The city took over handling the logistics of First Friday in a pilot program, but earlier this year announced it was withdrawing its management of the event. Today, the city continues to support the street party on a limited basis, but volunteers largely run it. Organizers have scaled it back from its peak last summer, shutting down Telegraph Avenue from 27th Street to West Grand Avenue, instead of to 19th Street. The festival ends at 9 p.m. instead of 10 p.m., which has also decreased costs.

Still, Roberts said the city's marketing department has, since July, spent about $6,000 a month on the event, primarily for police. Last month, in a report to the City Council's Life Enrichment Committee, she outlined a potential budget allocation of $50,000 annually to First Fridays. A more formal recommendation is expected in November, and if the council approves it, it would reimburse Roberts' department for the costs since the summer and cover a majority of city costs for the next year. First Fridays, however, would still have to cover the remainder; organizers estimate a monthly price tag of about $20,000 to run the festival.

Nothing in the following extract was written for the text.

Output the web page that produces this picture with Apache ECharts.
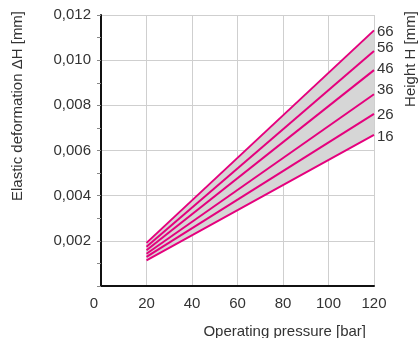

That's where Kidder comes in. "If you can't cover police and security ... then you can't have the event," she said. "The immediate goal is to continue this event and be prepared if the city isn't able to help out." Kidder has a three-month contract with KONO to work as a fundraiser and event coordinator for First Fridays, but she said she's hoping she'll be able to work longer than three months and bring in about $250,000 a year.

"It's got such a cachet and is such a draw to the city," she said about First Fridays. "This event allows for so many businesses large and small to be seen and make money in a way they just don't for the rest of the month." So far, she has developed different levels of sponsorship and is actively seeking support from merchants.

"I'm hoping that the businesses that benefit from the increased traffic during First Fridays will support [it] through sponsorships," said Shari Godinez, executive director of KONO. As the Express previously reported, her organization commissioned a survey of brick-and-mortar businesses that showed an increase in their revenues on First Fridays — although the main beneficiaries are mostly bars and restaurants, not art galleries.

Still, that's a lot of money to expect from local businesses. The question is whether the event can rely primarily on revenue from small businesses to be successful. Kidder and First Fridays organizers said they want the grassroots spirit of the event to remain intact, and don't want it to become corporate. "A lot of core members don't want to turn it into the average fair or festival where you see the same vendors every time," said Edward Yoo, a volunteer coordinator who handles food vendors.

"The whole corporate question is, what would be an appropriate sponsor?" added Phil Porter, board president of KONO. "We are really looking for folks that fit into the style and vibe of the event."

After all, part of what makes the festival special is that it's accessible to emerging artists and has an eclectic mix of participants, said Copes, noting that one of her favorite First Fridays purchases was a two-dollar mutant Barbie toy she bought from two young children.

The fact that First Fridays is taking the step to bring in a fundraiser is encouraging, Yoo added. "It's a sign of maturity for the group. ... You really need someone who is skilled who has that expertise. ... We desperately want to grow this event. We want to pay staff."

Kidder put it this way: "It's a sign of the event growing up. Not necessarily changing its soul ... but coming into its own."

While the financial state of First Fridays remains somewhat precarious, most recognize that there's no stopping the festival — even if organizers aren't able to raise the necessary funding. "I don't think you can just shut down this event," Yoo said. "Just because we're not running it doesn't mean people aren't going to show up. People are still going to come out to the street. You're going to have chaos."

"The question is whether the scope and the frequency to date is something that is sustainable over time," added Roberts. "I just don't see this ending. No one wants it to."